Slashdot Mirror


Collaborative Map-Reduce In the Browser

igrigorik writes "The generality and simplicity of Google's Map-Reduce is what makes it such a powerful tool. However, what if instead of using proprietary protocols we could crowd-source the CPU power of millions of users online every day? Javascript is the most widely deployed language — every browser can run it — and we could use it to push the job to the client. Then, all we would need is a browser and an HTTP server to power our self-assembling supercomputer (proof of concept + code). Imagine if all it took to join a compute job was to open a URL."

2 of 188 comments (clear)

  1. Random Thoughts by AKAImBatman · · Score: 5, Interesting

    Two comments:

    1. He places the map/emit/reduce functions in the page itself. This is unnecessary. Since Javascript can easily be passed around in text form, the packet that initializes the job can pass a map/emit/reduce function to run. e.g.:

    var myfunc = eval("(function() { /*do stuff*/ })");

    In fact, the entire architecture would work more smoothly using AJAX with either JSON or XML rather than passing the data around as HTML content. As a bonus, new types of jobs can be injected into the compute cluster at any time.

    2. Both Gears and HTML5 have background threads for this sort of thing. Since abusing the primary thread tends to lock the browser, it's much better to make use of one of these facilities whenever possible. Especially since multithreading appears to be well supported by the next batch of browser releases.

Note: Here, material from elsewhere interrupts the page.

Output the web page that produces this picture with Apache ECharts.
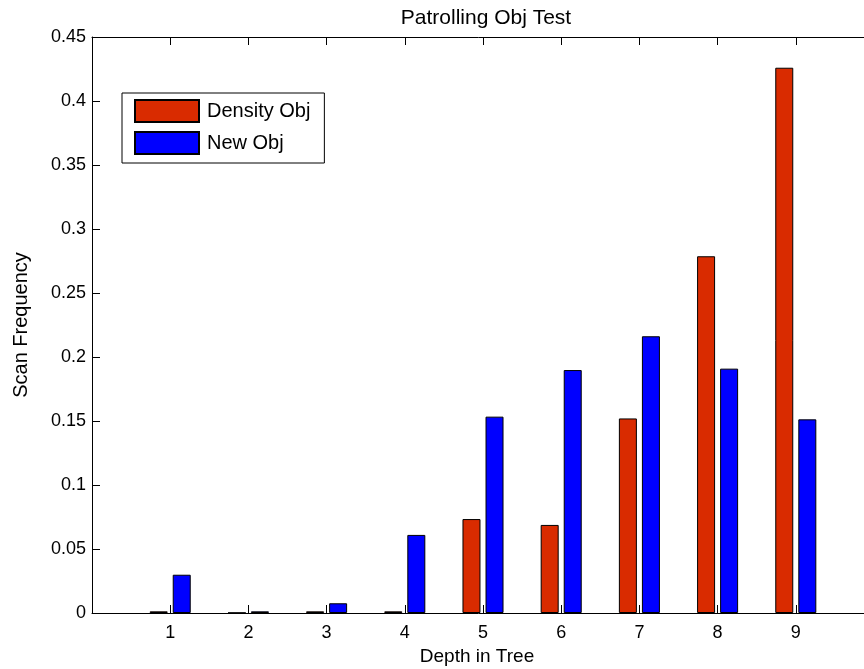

    (As an aside, I realize this is just a proof of concept. I'm merely adding my 2 cents worth on a realistic implementation. ;-))

  2. Pay Me by Doc+Ruby · · Score: 4, Interesting

    If there were a couple-few or more orgs competing to use my extra cycles, outbidding each other with money in my account buying my cycles, I might trust them to control those extra cycles. If they sold time on their distributed supercomputer, they'd have money to pay me.

    As a variation, I wouldn't be surprised to see Google distribute its own computing load onto the browsers creating that load.

    Though both models raise the question of how to protect that distributed computing from being attacked by someone hostile, poisoning the results to damage the central controller's value from it (or its core business).

    --

    --
    make install -not war